Il leader ha una autorità “naturale” che discende dal “diritto naturale” che ne fonda la legittimità.

Il capo ha invece una autorità “positiva” che si basa sul “diritto positivo”, fondato sulla legge e la conseguente legalità.

La sua leva è dunque l’autorità.

È l’autorevolezza che però persuade, che trascina, che fa sognare… non l’autorità.

Non basta dunque una buona storia, ci vuole anche un buon narratore.

Una volta messo a punto l’ethos del narratore, serve comunque una buona storia.

In estrema sintesi, sono tre gli ingredienti essenziali di una buona storia: il primo è ricordarsi che tutte le storie si rifanno a una storia “originaria”, il secondo ingrediente prevede la conoscenza di molti esempi concreti da cui poter attingere passaggi, idee, tecniche e legami narrativi…

L’ultimo, infine, consta nel possedere buone capacità linguistiche (non è scontato).

Oltre a questi elementi tipici di ogni storia, per parlare con efficacia di innovazione bisogna saper anche “gestire” il futuro.

Spesso il futuro è infatti percepito da chi ci ascolta come inquietante e pieno di incognite…

Parlando di innovazione, dunque, c’è sempre il rischio di essere visti da chi ci ascolta ( anche se in modo inconsapevole) come con-causa di quegli stessi scenari preoccupanti che si propone di affrontare.

Per questi motivi il racconto deve cambiare lo «sguardo al futuro» dell’interlocutore; deve cambiare la sua prospettiva, riducendo le componenti problematiche e ansiose concentrandosi sui possibili effetti positivi.

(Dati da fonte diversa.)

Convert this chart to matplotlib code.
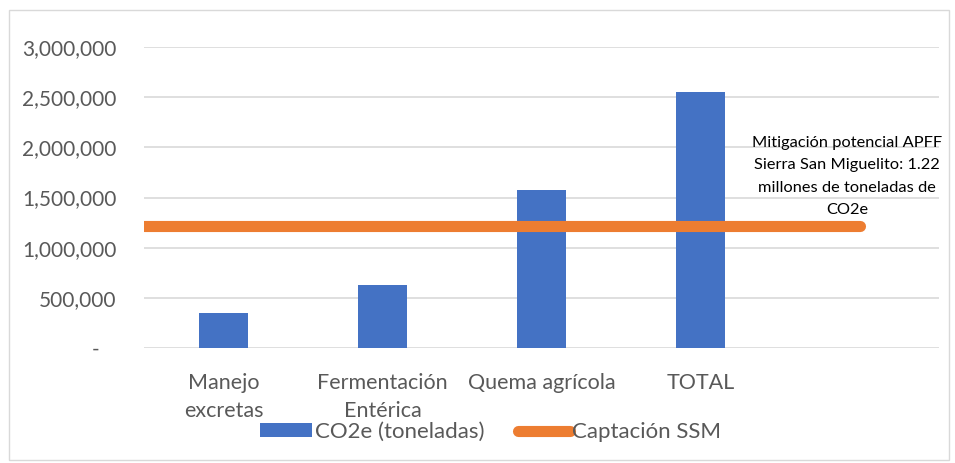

Il punto è semplice: se il presente non ti piace perché non inverti la rotta? Soppesando i rischi si scoprirà che le probabilità di perdere ciò che si possiede e si è conquistato aumentano se non innovi concretamente…

Il futuro non è quindi solo la cornice della storia, è lo schema! Cioè il luogo che DEVE diventare desiderato e comune tra chi racconta e chi ascolta.

È quindi importante costruire una comprensione condivisa del futuro per rendere più efficace – o talvolta addirittura possibile (effetto Pigmalione…) – il processo di vendita di prodotti e servizi innovativi.